Khin Maung Latt arrived in Japan in 1988 to escape persecution by the military junta in Myanmar, according to the People's Forum on Burma, a Tokyo-based citizens' group supporting Myanmar's democracy movement and people seeking asylum in Japan.

He met Maria, who had entered Japan on a forged passport, in 1991. He began working at a newspaper delivery company in 1993. Their daughter, Demi, was born in 1994 and the couple submitted notification of their marriage to the Shinagawa Ward Office in Tokyo the following year. Michelle was born in 1997.

Because the Myanmar regime restricts marriages between its citizens and foreigners, the daughters, now age 9 and 6, were forced to hold Philippine citizenship, like their mother.

Khin Maung Latt and other Myanmarese in Japan have been engaged in political activities in support of the democracy movement led by Aung San Suu Kyi. Apparently concluding things in his country were not going to improve anytime soon, he applied for refugee status in 1994, and met denial four years later.

Since his arrival, Khin Maung Latt has never paid the controversial monthly 10,000 yen obligatory levy to the Myanmar Embassy, and if he is sent home he would have a huge bill to pay, Maria said.

In August 1998, then Justice Minister Shozaburo Nakamura rejected Khin Maung Latt's application, and he was taken into custody for three months.

The family has been free on parole status and waging legal battles to either obtain refugee status for him or special resident status.

"I hope my dad can return by my mother's birthday (on Nov. 15). Having my dad home for the day will be much better than any birthday party," said daughter Demi, who attends an elementary school.

"Since the day he left, my daughters have not been able to sleep without holding my husband's pillow, which still carries his scent, though it is fading," Maria said.

As evidence that the family has become part of the local community, their neighbors, the president of the firm where Khin Maung Latt worked and his colleagues, and the daughters' teachers have signed a petition to Justice Minister Daizo Nozawa demanding his immediate release.

As of Monday, 20,480 people had signed the petition and many are also calling for Nozawa to reconsider his predecessor's decision to reject Khin Maung Latt's refugee application.

The petition urges the government not to take any action that could break up the family, and emphasizes that the children have a right to live with their parents.

The 1989 United Nations Convention on the Rights of the Child, which Japan ratified in 1994, requires member states to ensure children are not separated from parents against their will, unless such a separation serves the best interests of the child.

The government has apparently started to consider the rights of foreign children in formulating immigration policy.

In the past four years, at least 10 visaless families with school-age children were granted special permission by the justice minister to stay, according to the Tokyo-based citizens' group Asian People's Friendship Society.

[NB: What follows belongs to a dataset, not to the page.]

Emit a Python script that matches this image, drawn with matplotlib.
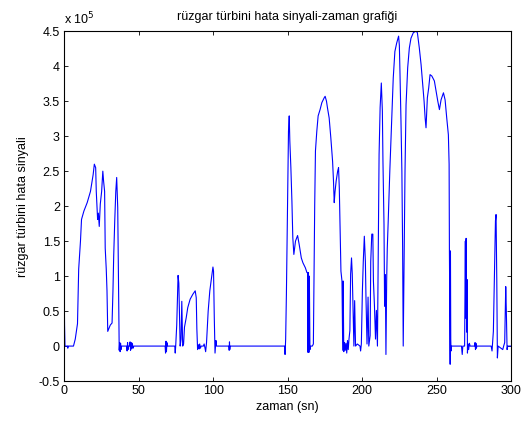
import matplotlib
matplotlib.use("Agg")
import matplotlib.pyplot as plt
from matplotlib.ticker import FuncFormatter, MultipleLocator

plt.rcParams["font.family"] = ["Liberation Sans", "DejaVu Sans"]

# time (s) and error signal (in units of 1e5)
t = [0, 0.3, 0.6, 2.3, 2.5, 2.7, 6.3, 7.5, 8.5, 9.0, 9.8, 11.0, 11.7, 13.3, 15.5,
     17.7, 19.5, 20.3, 21.2, 21.6, 22.5, 23.0, 23.6, 24.3, 25.2, 26.0, 26.5, 27.2,
     27.6, 28.3, 28.8, 29.3, 31.0, 32.2, 32.8, 33.3, 34.0, 34.7, 35.3, 36.0, 36.6,
     37.0, 37.3, 37.6, 37.9, 38.2, 38.6, 42.0, 42.3, 42.6, 42.9, 43.2, 44.0, 44.3,
     44.6, 45.0, 45.4, 45.8, 46.3, 46.8, 67.8, 68.1, 68.4, 68.7, 69.0, 69.4, 74.3,
     74.6, 74.9, 75.6, 76.5, 77.0, 77.9, 78.5, 79.0, 79.6, 80.2, 80.8, 82.0, 83.0,
     84.6, 86.4, 88.0, 88.7, 89.1, 89.6, 90.3, 90.7, 91.0, 91.5, 92.0, 93.5, 94.0,
     94.5, 95.0, 95.6, 96.7, 97.8, 99.0, 99.9, 100.3, 100.8, 101.3, 101.9, 102.3,
     110.6, 110.8, 111.0, 111.2, 111.4, 148.1, 148.3, 148.7, 149.2, 150.0, 150.6,
     151.1, 151.5, 152.2, 152.9, 153.5, 154.2, 155.3, 156.7, 157.8, 159.2, 160.3,
     161.9, 163.0, 163.4, 163.7, 164.0, 164.3, 164.6, 165.0, 165.5, 166.6, 167.3,
     168.2, 168.7, 169.6, 170.5, 171.8, 173.0, 174.6, 175.2, 176.1, 176.8, 177.9,
     179.0, 180.2, 180.8, 181.3, 181.8, 182.6, 183.6, 184.2, 184.7, 185.2, 185.8,
     186.5, 187.0, 187.3, 187.7, 188.2, 188.7, 189.2, 189.7, 190.2, 190.7, 191.2,
     191.8, 192.3, 192.9, 193.4, 194.0, 194.5, 195.0, 195.6, 196.8, 198.6, 199.0,
     199.5, 200.2, 200.8, 201.5, 202.2, 202.6, 203.3, 204.0, 204.5, 205.4, 205.8,
     206.5, 207.2, 207.6, 208.3, 209.0, 209.6, 210.3, 211.0, 211.4, 212.1, 212.9,
     213.6, 214.0, 214.7, 215.1, 215.6, 216.0, 216.5, 216.9, 217.5, 218.6, 219.8,
     220.9, 222.0, 223.2, 224.5, 225.0, 225.4, 226.1, 226.7, 227.2, 227.6, 228.1,
     228.8, 229.5, 230.6, 231.7, 232.8, 234.4, 236.2, 237.1, 238.4, 239.6, 240.7,
     241.6, 242.3, 242.9, 243.8, 244.7, 245.6, 246.8, 248.5, 249.7, 250.8, 251.9,
     253.0, 254.6, 255.7, 256.8, 257.9, 258.4, 258.6, 258.8, 259.1, 259.3, 259.5,
     259.7, 260.0, 266.7, 267.2, 267.6, 268.8, 269.3, 269.5, 269.8, 270.2, 270.5,
     270.7, 271.0, 271.5, 272.0, 272.5, 275.5, 275.8, 276.1, 276.4, 276.7, 277.0,
     286.6, 287.2, 288.1, 289.0, 289.5, 289.9, 290.4, 290.8, 291.3, 294.4, 295.0,
     295.7, 296.4, 296.8, 297.3, 297.7, 300]
v = [1.0, 0.3, 0.0, 0.0, -0.03, 0.0, 0.0, 0.1, 0.25, 0.32, 1.1, 1.5, 1.81, 1.93, 2.05,
     2.21, 2.45, 2.6, 2.55, 2.21, 1.81, 1.9, 1.71, 2.03, 2.21, 2.5, 2.36, 2.21,
     1.4, 1.1, 0.79, 0.21, 0.3, 0.33, 0.79, 1.29, 1.79, 2.21, 2.41, 1.98, 0.83,
     -0.06, 0.05, -0.08, 0.04, -0.05, 0.0, 0.0, -0.07, 0.05, -0.05, 0.0, 0.0, 0.06,
     -0.06, 0.05, -0.04, 0.04, -0.03, 0.0, 0.0, -0.1, 0.07, -0.08, 0.05, 0.0, 0.0,
     -0.1, 0.0, 0.3, 1.01, 0.9, 0.0, 0.1, 0.64, 0.0, 0.03, 0.27, 0.41, 0.55,
     0.67, 0.74, 0.79, 0.69, 0.25, -0.05, 0.02, -0.04, 0.03, -0.03, 0.0, 0.0, 0.03,
     -0.02, -0.08, 0.05, 0.5, 0.79, 0.98, 1.13, 1.07, 0.41, -0.1, 0.08, 0.0,
     0.0, -0.06, 0.06, -0.05, 0.0, 0.0, -0.12, 0.1, 0.74, 2.12, 3.07,
     3.29, 2.93, 2.55, 2.07, 1.55, 1.31, 1.5, 1.58, 1.45, 1.26, 1.19,
     1.12, 1.05, 1.05, -0.09, 1.05, -0.09, 1.0, -0.05, 0.0, 0.0, 0.03,
     2.02, 2.79, 3.07, 3.29, 3.38, 3.48, 3.55, 3.57, 3.5, 3.4, 3.26,
     2.98, 2.64, 2.36, 2.05, 2.2, 2.36, 2.5, 2.55, 2.26, 1.69, 1.07,
     0.93, -0.06, 0.93, -0.08, 0.05, -0.06, 0.04, -0.1, 0.08, -0.05, 0.1,
     0.22, 1.03, 1.26, 1.03, 0.46, 0.0, 0.65, 0.0, 0.03, 0.0, -0.07,
     0.03, 0.79, 1.21, 1.57, 1.21, 0.7, 0.03, 0.7, 0.0, 0.15, 1.21,
     1.6, 1.6, 0.93, 0.57, 0.1, 0.51, 0.0, 1.74, 2.74, 3.41, 3.76,
     3.36, 2.64, 1.74, 0.57, 1.02, -0.12, 0.95, 1.4, 1.77, 2.5, 3.21,
     3.83, 4.21, 4.33, 4.43, 4.3, 3.93, 3.21, 2.5, 1.4, 0.0, 1.07,
     2.5, 3.45, 3.98, 4.26, 4.40, 4.48, 4.5, 4.48, 4.26, 4.02, 3.74,
     3.5, 3.26, 3.12, 3.55, 3.69, 3.88, 3.86, 3.79, 3.64, 3.5, 3.38,
     3.52, 3.62, 3.52, 3.26, 3.02, 2.6, 1.36, 0.74, -0.26, 1.36, 0.1,
     -0.07, 0.0, 0.0, -0.12, 0.0, 0.0, 1.5, 0.4, 1.54, 0.2, 0.95,
     -0.1, 0.03, -0.05, 0.04, 0.0, 0.0, 0.05, -0.05, 0.04, -0.03, 0.0,
     0.0, -0.07, 0.21, 1.21, 1.79, 1.88, 0.93, -0.17, 0.0, -0.05, 0.0,
     0.05, 0.85, 0.5, -0.05, 0.0, 0.0]

fig = plt.figure(figsize=(5.21, 4.22), dpi=100, facecolor='white')
ax = fig.add_axes([0.123, 0.097, 0.858, 0.829])

ax.plot(t, v, color='#0000ff', linewidth=0.8)

ax.set_xlim(0, 300)
ax.set_ylim(-0.5, 4.5)
ax.xaxis.set_major_locator(MultipleLocator(50))
ax.yaxis.set_major_locator(MultipleLocator(0.5))
ax.yaxis.set_major_formatter(FuncFormatter(lambda y, pos: '%g' % y))

ax.tick_params(direction='in', top=True, right=True, length=3, width=0.6,
               labelsize=9, pad=3)
for s in ax.spines.values():
    s.set_linewidth(0.8)

ax.text(0, 1.012, 'x 10$^{5}$', transform=ax.transAxes, fontsize=9,
        ha='left', va='bottom')
ax.set_title('rüzgar türbini hata sinyali-zaman grafiği', fontsize=9, pad=8)
ax.set_xlabel('zaman (sn)', fontsize=9, labelpad=3)
ax.set_ylabel('rüzgar türbini hata sinyali', fontsize=9, labelpad=7)

plt.savefig('out.png', dpi=100)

Prior to these cases, special permission was never granted to any family that did not have Japanese relatives, unless there were mitigating circumstances such as the threat of persecution back home, and thus amnesty was rarely an option for visa violators.

The courts have also apparently started to show more leniency.

In September, the Tokyo District Court, in a landmark decision, suspended the deportation procedures for a visaless Iranian family, saying deportation could impose "unimaginable" burdens on the couple's 15-year-old daughter.

People's Forum on Burma officials say it is the first time a court has suspended the deportation of a visaless family citing the rights of the child.

In October, the same court suspended the deportation of a visaless South Korean family, ruling that remaining in Japan would serve the best interests of the child.

Lawyer Shogo Watanabe, director of People's Forum on Burma and Khin Maung Latt's counsel, said the Tokyo High Court's decision to reject his family's residency application and his detention represent a "backlash to these trends."

The Tokyo Immigration Bureau has declined comment on the case, except to say it has to protect the privacy of detained foreigners.

Experts say the attitude of immigration authorities toward Khin Maung Latt's family appears out of step with the government's relatively lenient refugee policy for Myanmarese democracy activists.

According to People's Forum on Burma, at least 51 such activists have been granted refugee status -- a relatively high number from a single country.

In addition, 81 Myanmarese activists and 10 of their family members have been granted special residency permission by the justice minister, officials of the group said.

Lawyer Watanabe said the group has not confirmed a single case in which a Myanmarese activist was deported home by Japan.

"From every perspective, Khin Maung Latt's family should be granted residency," Watanabe said. "The case seems to signal a shift by immigration authorities back to the dark ages."